I got really sick on my last flight. Threw up big time in the aft lav. The flight attendants were wonderful, told me to lie down in an enpty row of seats & one went up to FC to take over for me. I really was so ill & dizzy. And freezing, too. Had blankets all over me. Was never so happy to land in LAX. I slept it off thru the night at the hotel & though I didn't feel good when I woke up, I was able to rally & get it together by pick up.
By the time the trip back home started I was feeling GREAT, almost manic in fact because I was so happy I no longer felt sick! There is nothing like feeling deathly ill to appreciate feeling good when you get well. I was HAPPY HAPPY HAPPY!

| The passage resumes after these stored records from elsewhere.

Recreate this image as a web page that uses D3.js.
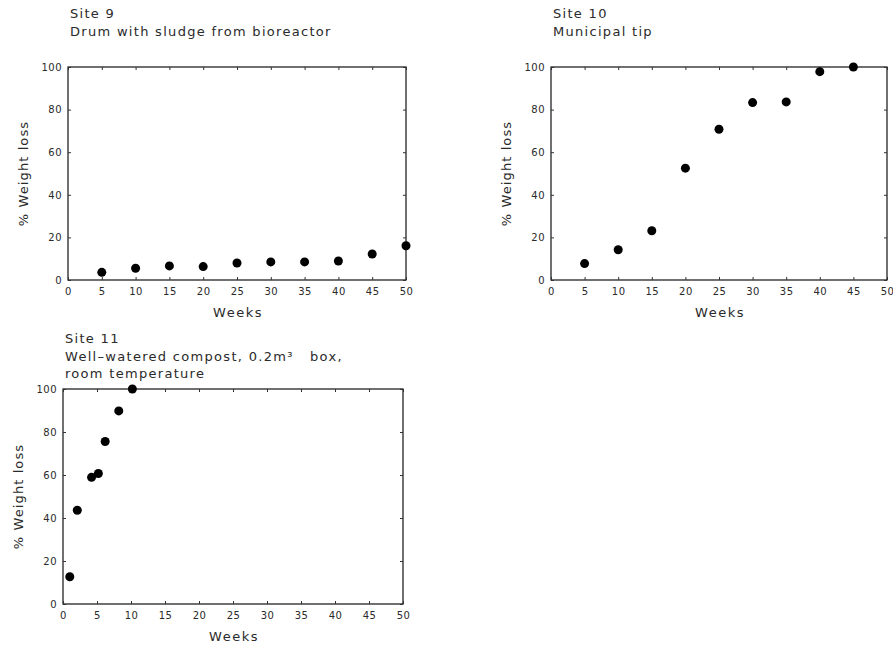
<!DOCTYPE html>
<html>
<head>
<meta charset="utf-8">
<script src="https://cdn.jsdelivr.net/npm/d3@7"></script>
<style>
  body { margin: 0; background: #fff; }
  text { font-family: "DejaVu Sans", sans-serif; fill: #2a2a2a; white-space: pre; }
</style>
</head>
<body>
<div id="chart"></div>
<script>
// data
const site9Weeks = [5, 10, 15, 20, 25, 30, 35, 40, 45, 50];
const site9Loss = [3.6, 5.5, 6.6, 6.3, 8.0, 8.5, 8.5, 8.9, 12.2, 16.1];

const site10Weeks = [5, 10, 15, 20, 25, 30, 35, 40, 45];
const site10Loss = [7.7, 14.2, 23.1, 52.5, 70.8, 83.3, 83.6, 97.8, 100];

const site11Weeks = [1.0, 2.1, 4.2, 5.2, 6.2, 8.2, 10.2];
const site11Loss = [12.7, 43.6, 58.9, 60.7, 75.6, 89.8, 100];

const xTicks = [0, 5, 10, 15, 20, 25, 30, 35, 40, 45, 50];
const yTicks = [0, 20, 40, 60, 80, 100];

const svg = d3.select("#chart").append("svg")
    .attr("width", 893)
    .attr("height", 647);

function drawPanel(box, titles, weeks, loss) {
    const x = d3.scaleLinear().domain([0, 50]).range([box.left, box.right]);
    const y = d3.scaleLinear().domain([0, 100]).range([box.bottom, box.top]);
    const g = svg.append("g");

    // titles
    titles.forEach((t, i) => {
        g.append("text")
         .attr("x", box.left + 2)
         .attr("y", box.titleY + i * 17.5)
         .style("font-size", "13px")
         .style("letter-spacing", "1.3px")
         .text(t);
    });

    // frame
    g.append("rect")
     .attr("x", box.left).attr("y", box.top)
     .attr("width", box.right - box.left)
     .attr("height", box.bottom - box.top)
     .attr("fill", "none")
     .attr("stroke", "#111")
     .attr("stroke-width", 1.2);

    // axes with small inward ticks
    const xAxis = g.append("g")
     .attr("transform", `translate(0,${box.bottom})`)
     .call(d3.axisBottom(x).tickValues(xTicks).tickSize(-3).tickPadding(8));
    const yAxis = g.append("g")
     .attr("transform", `translate(${box.left},0)`)
     .call(d3.axisLeft(y).tickValues(yTicks).tickSize(-3).tickPadding(6));
    g.append("g")
     .attr("transform", `translate(${box.right},0)`)
     .call(d3.axisRight(y).tickValues(yTicks).tickSize(-3).tickFormat(""));
    g.append("g")
     .attr("transform", `translate(0,${box.top})`)
     .call(d3.axisTop(x).tickValues(xTicks).tickSize(-3).tickFormat(""));

    g.selectAll(".domain").remove();
    g.selectAll(".tick line").attr("stroke", "#333");
    [xAxis, yAxis].forEach(a => a.selectAll("text")
        .style("font-size", "10px")
        .style("letter-spacing", "0.5px")
        .style("fill", "#2a2a2a"));

    // axis titles
    g.append("text")
     .attr("x", (box.left + box.right) / 2 + 1)
     .attr("y", box.bottom + 37)
     .attr("text-anchor", "middle")
     .style("font-size", "13px")
     .style("letter-spacing", "1.5px")
     .text("Weeks");

    g.append("text")
     .attr("transform", `translate(${box.left - 40},${(box.top + box.bottom) / 2}) rotate(-90)`)
     .attr("text-anchor", "middle")
     .style("font-size", "13px")
     .style("letter-spacing", "1.1px")
     .text("% Weight loss");

    // points
    g.selectAll(".dot")
     .data(weeks.map((w, i) => ({w: w, v: loss[i]})))
     .enter().append("circle")
     .attr("class", "dot")
     .attr("cx", d => x(d.w))
     .attr("cy", d => y(d.v))
     .attr("r", 4.5)
     .attr("fill", "#000");
}

drawPanel({left: 68, right: 406, top: 67, bottom: 280, titleY: 18},
          ["Site 9", "Drum with sludge from bioreactor"], site9Weeks, site9Loss);
drawPanel({left: 551, right: 887, top: 67, bottom: 280, titleY: 18},
          ["Site 10", "Municipal tip"], site10Weeks, site10Loss);
drawPanel({left: 63, right: 403, top: 389, bottom: 604, titleY: 343},
          ["Site 11", "Well\u2013watered compost, 0.2m\u00b3   box,", "room temperature"],
          site11Weeks, site11Loss);
</script>
</body>
</html>
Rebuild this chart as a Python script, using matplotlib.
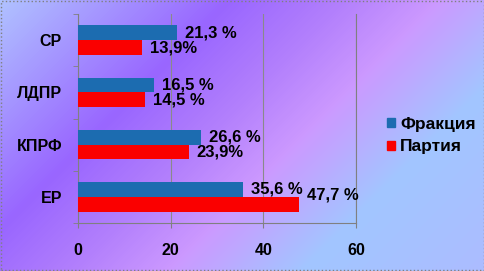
import numpy as np
import matplotlib
matplotlib.use("Agg")
import matplotlib.pyplot as plt
from matplotlib.colors import LinearSegmentedColormap
from matplotlib.patches import Patch, Rectangle

plt.rcParams['font.family'] = ['Liberation Sans', 'DejaVu Sans']
plt.rcParams['font.weight'] = 'bold'

# data (bottom to top, as drawn)
parties = ['ЕР', 'КПРФ', 'ЛДПР', 'СР']
fraction = [35.6, 26.6, 16.5, 21.3]
party = [47.7, 23.9, 14.5, 13.9]
fraction_labels = ['35,6 %', '26,6 %', '16,5 %', '21,3 %']
party_labels = ['47,7 %', '23,9%', '14,5 %', '13,9%']
series_names = ['Фракция', 'Партия']
x_ticks = [0, 20, 40, 60]

W, H = 485, 271
fig = plt.figure(figsize=(W / 100, H / 100), dpi=100)

# diagonal gradient background
bg = fig.add_axes([0, 0, 1, 1], zorder=-10)
yy, xx = np.mgrid[0:H, 0:W]
s = (xx + yy) / (W + H)
cmap = LinearSegmentedColormap.from_list('bg', [
    (0.0, '#b0c2ff'), (0.3, '#9966ff'), (0.45, '#b27ffc'),
    (0.58, '#cc99ff'), (0.76, '#a2c6ff'), (1.0, '#acbcff')])
bg.imshow(s, cmap=cmap, vmin=0, vmax=1, aspect='auto', interpolation='bilinear')
bg.set_axis_off()
fig.patches.append(Rectangle((0.002, 0.004), 0.995, 0.992, transform=fig.transFigure,
                             fill=False, ec='#808080', lw=1, ls=':'))

ax = fig.add_axes([78 / W, 1 - 223 / H, (356 - 78) / W, (223 - 14) / H])
ax.set_facecolor('none')

y = np.arange(len(parties))
h = 0.285
off = 0.142
blue = '#1c6cb0'
red = '#fa0000'
ax.barh(y + off, fraction, height=h, color=blue, zorder=3)
ax.barh(y - off, party, height=h, color=red, zorder=3)

# labels; the big red one was nudged up in the original
dy_party = [9, 0, 0, 0]
for i in range(len(parties)):
    ax.annotate(fraction_labels[i], (fraction[i], y[i] + off), xytext=(8, 0),
                textcoords='offset pixels', va='center', ha='left',
                fontsize=12, fontweight='bold', zorder=4)
    ax.annotate(party_labels[i], (party[i], y[i] - off), xytext=(8, dy_party[i]),
                textcoords='offset pixels', va='center', ha='left',
                fontsize=12, fontweight='bold', zorder=4)

ax.set_xlim(0, 60)
ax.set_ylim(-0.5, len(parties) - 0.5)
ax.set_xticks(x_ticks)
ax.set_yticks(y)
ax.set_yticklabels(parties)
ax.set_yticks(np.arange(-0.5, len(parties)), minor=True)
ax.tick_params(axis='y', which='major', length=0, pad=11.5, labelsize=11.5)
ax.tick_params(axis='y', which='minor', length=3.6, color='#808080', direction='out')
ax.tick_params(axis='x', length=3.6, color='#808080', pad=10.5, labelsize=11.5)
for t in ax.get_xticklabels() + ax.get_yticklabels():
    t.set_fontweight('bold')

ax.grid(axis='x', color='#8a8a8a', lw=0.8, zorder=0)
for side in ['left', 'bottom', 'right']:
    ax.spines[side].set_color('#808080')
    ax.spines[side].set_linewidth(0.8)
ax.spines['top'].set_visible(False)

handles = [Patch(color=blue), Patch(color=red)]
fig.legend(handles, series_names, loc='center left', bbox_to_anchor=(387 / W, 1 - 135.5 / H),
           frameon=False, borderpad=0, borderaxespad=0, handlelength=0.45, handleheight=0.45,
           handletextpad=0.3, labelspacing=0.45, prop={'size': 12.5, 'weight': 'bold'})

fig.savefig('out.png', dpi=100)
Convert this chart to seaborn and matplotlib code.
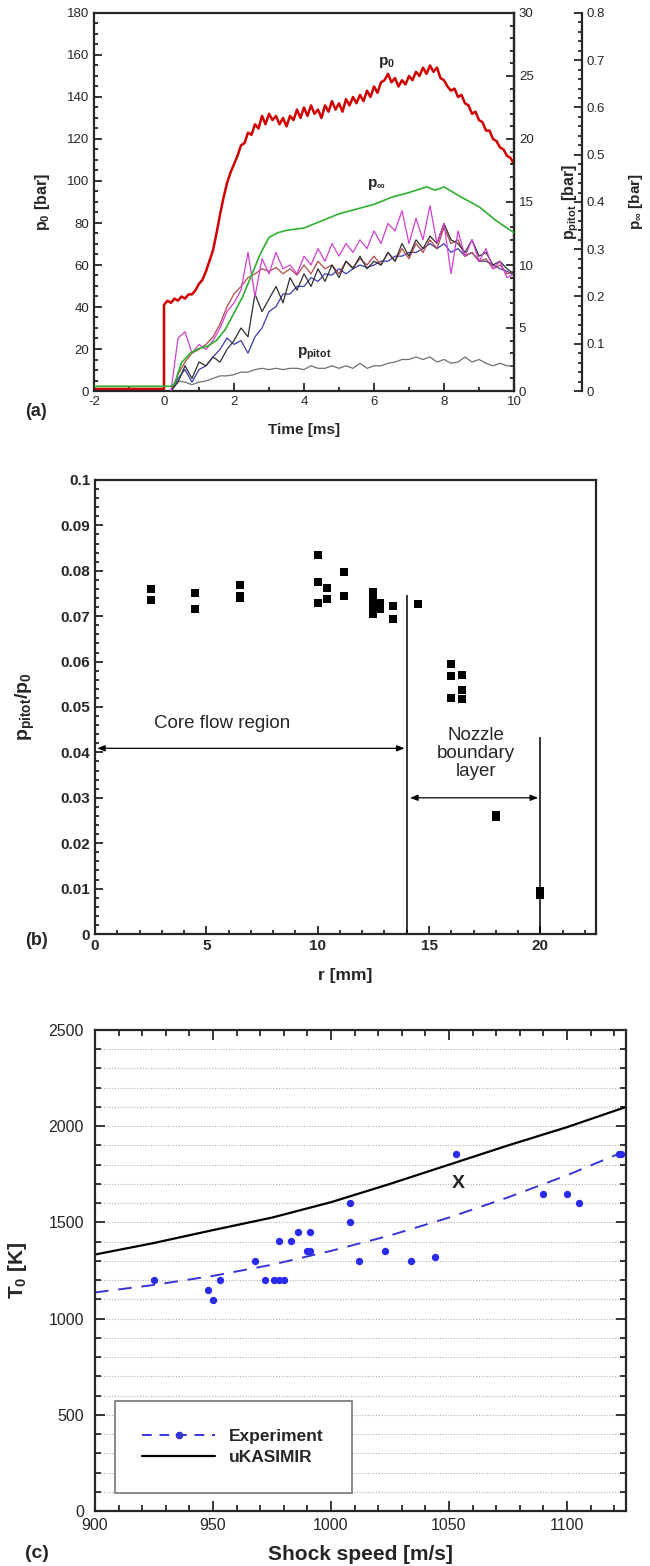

I think I know what caused it. D & I had a big fight that morning before I went to the airport. Found out we owe $500 on electric & gas... D had only been paying small increments ($125 or so) of the bills that come in. When I said you can't DO that she screamed the bills are too much, they're too much. I just can't pay all that.
Doris retired 2 yrs ago with thousands of dollars of personal credit card debt. She has NO intention of getting another job. When I begged her once again this day to get a job she said 'I can take in foster kids..' I was like OH GOD, give me a break. (This is probably the main reason I was pukeing my gutts up later at work as we all KNOW how I feel about living here with children, even if they are only visiting.)
I said are we going to have to sell the house? I can't work any harder than I'm doing now... feel like I'm gona keel over with exhaustion at 60yrs I'm working so much overtime. She said sell the house & we'll go into a Sr Citizen apt. my heart sunk. We have pets. We have stuff. We have privacy. Apts are not private they are noisy. You can hear thru the fucking walls, floors & ceilings. I'm sad.
I pay the mortgage, the phone bill, my cell bill, my car note, insurance & gas, curves & half the groceries. I just can't make any more than this. D is supposed to pay the gas & electric, the garbage pick up, cable tv, her cell, her car note, car insurance & gas, curves & half the groceries.
I depend on her for this. But she likes to take her sister out to eat & of course she spent that $100 on her son's bus ticket for xmas... That could have been put to our gas/electric bill.
And we like to eat out too much, ourselves. That will have to stop.
So I freaked out & got totally ill. Hurled chunks. It got to me. I'm better now. And trying not to panic.
But I am so pissed. And just SO dissappointed. yeah, in her. She doesn't communicate about these important things... like MONEY. Because she just doesn't care. At 72 she has informed me that she is just not going to worry about anything. Life will take care of itself. Jesus Christ. Somebody HELP me!
At least we have our health. (perhaps not our mental health so much, ha!)
Well, guess that's enough of a rant for now.